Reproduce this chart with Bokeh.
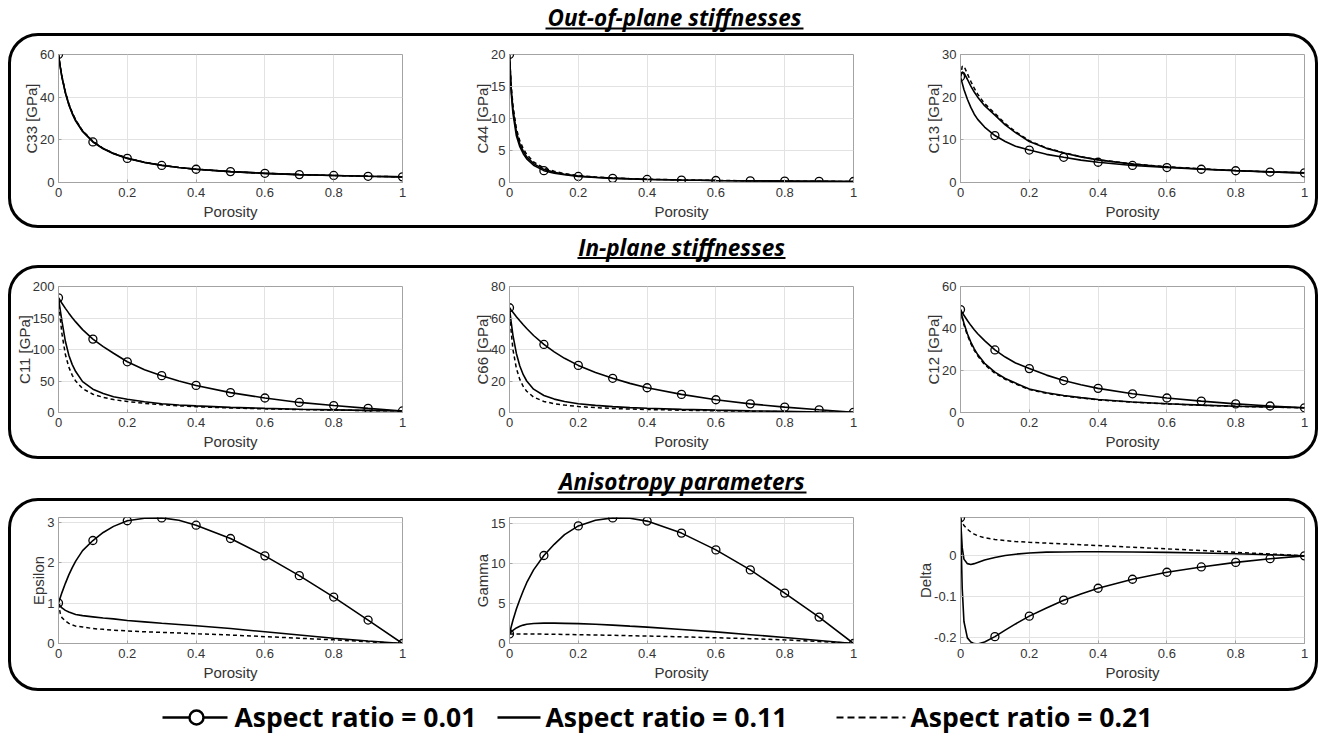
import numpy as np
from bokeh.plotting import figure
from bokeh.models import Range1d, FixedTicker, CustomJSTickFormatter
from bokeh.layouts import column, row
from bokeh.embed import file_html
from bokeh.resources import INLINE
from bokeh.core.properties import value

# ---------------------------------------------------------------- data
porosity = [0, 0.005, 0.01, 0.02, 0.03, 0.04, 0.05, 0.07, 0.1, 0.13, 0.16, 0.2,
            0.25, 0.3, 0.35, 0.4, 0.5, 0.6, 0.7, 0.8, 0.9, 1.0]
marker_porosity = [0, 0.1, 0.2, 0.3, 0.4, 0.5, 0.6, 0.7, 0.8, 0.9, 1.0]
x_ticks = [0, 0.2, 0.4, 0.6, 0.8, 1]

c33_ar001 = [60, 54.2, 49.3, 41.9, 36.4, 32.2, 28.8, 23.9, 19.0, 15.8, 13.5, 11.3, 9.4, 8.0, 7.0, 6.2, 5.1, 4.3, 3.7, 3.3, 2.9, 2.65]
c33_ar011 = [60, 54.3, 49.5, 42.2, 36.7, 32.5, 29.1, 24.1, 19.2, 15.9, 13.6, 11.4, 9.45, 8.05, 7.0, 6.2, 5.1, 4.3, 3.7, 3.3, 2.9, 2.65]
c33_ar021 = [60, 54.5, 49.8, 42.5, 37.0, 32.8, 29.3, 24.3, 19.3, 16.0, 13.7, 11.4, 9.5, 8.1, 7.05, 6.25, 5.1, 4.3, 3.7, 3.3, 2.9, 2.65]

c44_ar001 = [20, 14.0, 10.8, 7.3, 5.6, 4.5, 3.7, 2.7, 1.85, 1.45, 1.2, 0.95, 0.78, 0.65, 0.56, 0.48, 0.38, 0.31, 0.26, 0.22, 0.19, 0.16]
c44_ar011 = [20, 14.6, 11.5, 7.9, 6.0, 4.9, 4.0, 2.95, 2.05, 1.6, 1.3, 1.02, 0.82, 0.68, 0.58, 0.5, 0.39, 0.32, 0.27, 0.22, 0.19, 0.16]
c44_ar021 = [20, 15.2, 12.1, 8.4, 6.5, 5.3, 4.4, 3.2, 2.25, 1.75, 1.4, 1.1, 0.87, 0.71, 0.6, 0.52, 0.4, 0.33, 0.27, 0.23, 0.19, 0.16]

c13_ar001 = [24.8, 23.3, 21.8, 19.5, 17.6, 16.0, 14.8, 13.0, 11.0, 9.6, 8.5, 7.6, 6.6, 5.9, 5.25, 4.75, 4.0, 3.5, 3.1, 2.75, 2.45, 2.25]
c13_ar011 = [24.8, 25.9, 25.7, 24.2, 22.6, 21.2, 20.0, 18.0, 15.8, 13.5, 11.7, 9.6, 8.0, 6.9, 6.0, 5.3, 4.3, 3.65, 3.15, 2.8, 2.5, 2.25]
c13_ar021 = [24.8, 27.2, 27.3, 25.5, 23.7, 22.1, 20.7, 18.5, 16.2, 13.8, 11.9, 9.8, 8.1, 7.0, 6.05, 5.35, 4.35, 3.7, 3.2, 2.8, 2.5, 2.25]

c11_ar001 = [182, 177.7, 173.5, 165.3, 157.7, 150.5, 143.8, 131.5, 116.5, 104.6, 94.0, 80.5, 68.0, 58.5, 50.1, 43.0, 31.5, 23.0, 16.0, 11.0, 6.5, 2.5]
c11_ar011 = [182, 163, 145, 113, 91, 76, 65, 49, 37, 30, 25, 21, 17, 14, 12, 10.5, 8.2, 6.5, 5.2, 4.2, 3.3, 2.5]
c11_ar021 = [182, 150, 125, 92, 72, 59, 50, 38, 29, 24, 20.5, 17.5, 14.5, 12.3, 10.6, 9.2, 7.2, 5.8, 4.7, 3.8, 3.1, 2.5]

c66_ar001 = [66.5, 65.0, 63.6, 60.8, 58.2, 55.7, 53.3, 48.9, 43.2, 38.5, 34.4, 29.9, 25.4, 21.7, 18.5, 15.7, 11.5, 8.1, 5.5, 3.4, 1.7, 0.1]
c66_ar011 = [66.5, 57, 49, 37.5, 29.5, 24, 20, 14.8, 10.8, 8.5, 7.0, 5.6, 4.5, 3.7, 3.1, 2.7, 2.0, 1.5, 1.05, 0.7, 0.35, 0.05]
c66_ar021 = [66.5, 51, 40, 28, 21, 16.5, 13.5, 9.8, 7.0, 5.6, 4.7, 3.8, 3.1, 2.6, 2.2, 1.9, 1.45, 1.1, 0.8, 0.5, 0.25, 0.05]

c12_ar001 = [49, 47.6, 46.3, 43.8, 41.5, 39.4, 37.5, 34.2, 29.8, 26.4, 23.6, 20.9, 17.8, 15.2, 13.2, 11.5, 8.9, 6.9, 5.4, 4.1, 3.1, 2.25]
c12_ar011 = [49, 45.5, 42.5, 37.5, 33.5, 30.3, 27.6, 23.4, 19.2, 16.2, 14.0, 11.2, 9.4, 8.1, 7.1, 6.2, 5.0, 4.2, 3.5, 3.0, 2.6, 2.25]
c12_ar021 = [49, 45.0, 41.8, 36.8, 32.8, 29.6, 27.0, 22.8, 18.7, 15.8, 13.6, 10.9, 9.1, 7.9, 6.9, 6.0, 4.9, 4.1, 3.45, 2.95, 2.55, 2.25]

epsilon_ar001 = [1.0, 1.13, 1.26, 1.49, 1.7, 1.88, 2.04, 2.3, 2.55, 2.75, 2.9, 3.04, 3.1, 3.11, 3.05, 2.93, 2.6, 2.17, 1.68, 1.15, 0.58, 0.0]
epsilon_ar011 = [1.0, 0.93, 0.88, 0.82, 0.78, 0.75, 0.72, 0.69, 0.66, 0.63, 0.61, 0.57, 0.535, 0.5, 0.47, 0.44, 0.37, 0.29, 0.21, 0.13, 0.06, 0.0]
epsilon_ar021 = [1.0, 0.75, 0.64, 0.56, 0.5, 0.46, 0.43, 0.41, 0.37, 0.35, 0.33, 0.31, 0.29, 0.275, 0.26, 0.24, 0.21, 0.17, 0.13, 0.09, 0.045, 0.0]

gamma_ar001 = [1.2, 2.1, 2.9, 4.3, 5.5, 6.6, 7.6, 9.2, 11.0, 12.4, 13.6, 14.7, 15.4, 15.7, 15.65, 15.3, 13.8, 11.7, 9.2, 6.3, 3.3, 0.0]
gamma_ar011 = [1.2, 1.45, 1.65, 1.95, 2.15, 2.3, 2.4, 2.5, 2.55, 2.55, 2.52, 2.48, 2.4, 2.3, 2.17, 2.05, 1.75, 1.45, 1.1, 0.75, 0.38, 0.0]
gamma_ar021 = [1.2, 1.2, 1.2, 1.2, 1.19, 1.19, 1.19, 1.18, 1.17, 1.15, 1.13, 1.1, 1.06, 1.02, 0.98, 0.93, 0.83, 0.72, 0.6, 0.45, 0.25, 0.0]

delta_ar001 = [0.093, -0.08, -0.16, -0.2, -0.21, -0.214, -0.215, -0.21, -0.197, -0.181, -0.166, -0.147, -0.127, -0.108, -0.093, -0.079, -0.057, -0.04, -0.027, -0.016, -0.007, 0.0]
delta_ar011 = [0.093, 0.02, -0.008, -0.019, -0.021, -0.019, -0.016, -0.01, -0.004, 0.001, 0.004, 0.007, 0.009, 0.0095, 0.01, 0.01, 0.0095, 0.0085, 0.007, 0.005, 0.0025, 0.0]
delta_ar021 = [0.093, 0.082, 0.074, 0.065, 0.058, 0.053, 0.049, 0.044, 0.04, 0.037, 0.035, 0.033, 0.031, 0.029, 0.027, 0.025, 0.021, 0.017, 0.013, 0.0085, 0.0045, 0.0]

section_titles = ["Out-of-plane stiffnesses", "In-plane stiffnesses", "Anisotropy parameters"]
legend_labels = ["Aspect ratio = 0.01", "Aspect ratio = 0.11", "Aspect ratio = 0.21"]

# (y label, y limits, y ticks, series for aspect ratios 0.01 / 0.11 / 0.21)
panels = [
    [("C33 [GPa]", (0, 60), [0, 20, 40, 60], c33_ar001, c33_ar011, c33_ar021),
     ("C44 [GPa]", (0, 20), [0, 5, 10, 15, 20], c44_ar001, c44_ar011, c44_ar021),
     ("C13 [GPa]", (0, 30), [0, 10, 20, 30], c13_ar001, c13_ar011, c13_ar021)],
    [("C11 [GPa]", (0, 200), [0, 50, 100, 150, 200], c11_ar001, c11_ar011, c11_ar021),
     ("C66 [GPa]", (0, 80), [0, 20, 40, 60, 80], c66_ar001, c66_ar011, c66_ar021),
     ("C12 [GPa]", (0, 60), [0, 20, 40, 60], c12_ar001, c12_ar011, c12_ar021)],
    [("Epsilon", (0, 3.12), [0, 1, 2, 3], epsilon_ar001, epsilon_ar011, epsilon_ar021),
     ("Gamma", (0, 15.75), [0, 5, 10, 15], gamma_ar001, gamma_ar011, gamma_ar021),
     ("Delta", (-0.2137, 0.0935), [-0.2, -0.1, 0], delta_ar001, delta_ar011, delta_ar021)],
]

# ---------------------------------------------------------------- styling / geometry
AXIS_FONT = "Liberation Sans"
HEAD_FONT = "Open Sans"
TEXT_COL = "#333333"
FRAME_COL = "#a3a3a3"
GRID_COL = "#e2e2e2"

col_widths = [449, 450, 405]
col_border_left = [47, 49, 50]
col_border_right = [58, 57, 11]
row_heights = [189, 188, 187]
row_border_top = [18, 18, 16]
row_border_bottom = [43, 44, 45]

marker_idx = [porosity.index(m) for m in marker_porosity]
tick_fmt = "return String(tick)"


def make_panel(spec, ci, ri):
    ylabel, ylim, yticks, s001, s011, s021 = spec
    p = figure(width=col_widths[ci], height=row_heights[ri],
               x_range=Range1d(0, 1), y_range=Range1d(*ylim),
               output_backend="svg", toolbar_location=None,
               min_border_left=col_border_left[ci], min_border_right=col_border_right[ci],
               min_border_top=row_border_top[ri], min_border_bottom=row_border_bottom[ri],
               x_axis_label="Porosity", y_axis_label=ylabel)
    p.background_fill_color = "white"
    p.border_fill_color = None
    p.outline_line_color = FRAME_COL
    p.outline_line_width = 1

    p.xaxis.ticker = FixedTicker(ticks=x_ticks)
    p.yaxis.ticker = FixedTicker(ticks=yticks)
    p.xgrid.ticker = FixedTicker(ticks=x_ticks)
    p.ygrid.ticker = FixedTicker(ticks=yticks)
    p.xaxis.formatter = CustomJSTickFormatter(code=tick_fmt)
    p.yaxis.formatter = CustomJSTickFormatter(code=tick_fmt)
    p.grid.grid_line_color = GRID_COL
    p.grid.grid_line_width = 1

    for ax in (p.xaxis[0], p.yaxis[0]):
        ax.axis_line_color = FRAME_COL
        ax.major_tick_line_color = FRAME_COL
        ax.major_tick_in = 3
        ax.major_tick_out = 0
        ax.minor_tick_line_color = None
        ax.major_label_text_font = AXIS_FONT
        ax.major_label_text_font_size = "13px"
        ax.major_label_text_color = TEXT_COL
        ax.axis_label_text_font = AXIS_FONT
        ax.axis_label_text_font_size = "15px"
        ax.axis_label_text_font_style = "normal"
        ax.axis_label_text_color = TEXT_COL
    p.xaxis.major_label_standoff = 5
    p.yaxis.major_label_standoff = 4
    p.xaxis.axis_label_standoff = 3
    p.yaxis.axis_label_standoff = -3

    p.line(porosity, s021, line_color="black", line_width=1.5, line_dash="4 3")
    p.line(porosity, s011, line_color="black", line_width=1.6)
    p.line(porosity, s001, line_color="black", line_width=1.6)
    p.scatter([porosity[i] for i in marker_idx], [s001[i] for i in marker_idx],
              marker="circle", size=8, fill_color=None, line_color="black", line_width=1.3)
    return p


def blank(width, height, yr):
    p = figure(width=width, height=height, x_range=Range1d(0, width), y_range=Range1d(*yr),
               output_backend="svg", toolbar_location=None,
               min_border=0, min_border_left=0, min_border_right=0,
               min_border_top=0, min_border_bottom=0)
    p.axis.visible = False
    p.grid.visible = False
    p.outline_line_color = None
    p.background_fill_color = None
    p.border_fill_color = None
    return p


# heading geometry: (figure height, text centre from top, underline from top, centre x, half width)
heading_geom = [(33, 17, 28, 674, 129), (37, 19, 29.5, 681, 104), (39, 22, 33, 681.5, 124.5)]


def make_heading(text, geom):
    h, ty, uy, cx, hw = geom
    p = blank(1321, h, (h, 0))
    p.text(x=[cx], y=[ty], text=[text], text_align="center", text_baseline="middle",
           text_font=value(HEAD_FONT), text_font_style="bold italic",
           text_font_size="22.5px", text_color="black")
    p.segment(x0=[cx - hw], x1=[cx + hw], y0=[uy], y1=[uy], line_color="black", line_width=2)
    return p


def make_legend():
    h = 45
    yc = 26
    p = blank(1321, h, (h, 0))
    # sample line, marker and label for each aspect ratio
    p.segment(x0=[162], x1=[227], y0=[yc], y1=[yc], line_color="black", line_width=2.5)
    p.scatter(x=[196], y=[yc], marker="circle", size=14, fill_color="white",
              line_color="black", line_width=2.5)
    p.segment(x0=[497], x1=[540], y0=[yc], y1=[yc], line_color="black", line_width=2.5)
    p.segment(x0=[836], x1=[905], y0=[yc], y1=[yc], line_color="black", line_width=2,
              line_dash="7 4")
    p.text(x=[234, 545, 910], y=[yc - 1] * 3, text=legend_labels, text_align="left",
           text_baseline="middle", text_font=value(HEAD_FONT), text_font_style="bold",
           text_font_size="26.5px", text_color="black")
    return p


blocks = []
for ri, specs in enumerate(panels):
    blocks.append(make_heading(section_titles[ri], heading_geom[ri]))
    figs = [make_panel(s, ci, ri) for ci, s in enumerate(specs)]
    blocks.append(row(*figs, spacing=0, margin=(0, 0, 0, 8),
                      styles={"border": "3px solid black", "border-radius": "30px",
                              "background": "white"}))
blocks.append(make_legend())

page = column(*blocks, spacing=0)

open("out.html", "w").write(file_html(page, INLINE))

### [The exercise]
Exactly as they appear, print the lines of the listing above from its first line through the line that contains "0.23, 0.19, 0.16]", minus the pictures.

### [Problem solution]
Reproduce this chart with Bokeh.
import numpy as np
from bokeh.plotting import figure
from bokeh.models import Range1d, FixedTicker, CustomJSTickFormatter
from bokeh.layouts import column, row
from bokeh.embed import file_html
from bokeh.resources import INLINE
from bokeh.core.properties import value

# ---------------------------------------------------------------- data
porosity = [0, 0.005, 0.01, 0.02, 0.03, 0.04, 0.05, 0.07, 0.1, 0.13, 0.16, 0.2,
            0.25, 0.3, 0.35, 0.4, 0.5, 0.6, 0.7, 0.8, 0.9, 1.0]
marker_porosity = [0, 0.1, 0.2, 0.3, 0.4, 0.5, 0.6, 0.7, 0.8, 0.9, 1.0]
x_ticks = [0, 0.2, 0.4, 0.6, 0.8, 1]

c33_ar001 = [60, 54.2, 49.3, 41.9, 36.4, 32.2, 28.8, 23.9, 19.0, 15.8, 13.5, 11.3, 9.4, 8.0, 7.0, 6.2, 5.1, 4.3, 3.7, 3.3, 2.9, 2.65]
c33_ar011 = [60, 54.3, 49.5, 42.2, 36.7, 32.5, 29.1, 24.1, 19.2, 15.9, 13.6, 11.4, 9.45, 8.05, 7.0, 6.2, 5.1, 4.3, 3.7, 3.3, 2.9, 2.65]
c33_ar021 = [60, 54.5, 49.8, 42.5, 37.0, 32.8, 29.3, 24.3, 19.3, 16.0, 13.7, 11.4, 9.5, 8.1, 7.05, 6.25, 5.1, 4.3, 3.7, 3.3, 2.9, 2.65]

c44_ar001 = [20, 14.0, 10.8, 7.3, 5.6, 4.5, 3.7, 2.7, 1.85, 1.45, 1.2, 0.95, 0.78, 0.65, 0.56, 0.48, 0.38, 0.31, 0.26, 0.22, 0.19, 0.16]
c44_ar011 = [20, 14.6, 11.5, 7.9, 6.0, 4.9, 4.0, 2.95, 2.05, 1.6, 1.3, 1.02, 0.82, 0.68, 0.58, 0.5, 0.39, 0.32, 0.27, 0.22, 0.19, 0.16]
c44_ar021 = [20, 15.2, 12.1, 8.4, 6.5, 5.3, 4.4, 3.2, 2.25, 1.75, 1.4, 1.1, 0.87, 0.71, 0.6, 0.52, 0.4, 0.33, 0.27, 0.23, 0.19, 0.16]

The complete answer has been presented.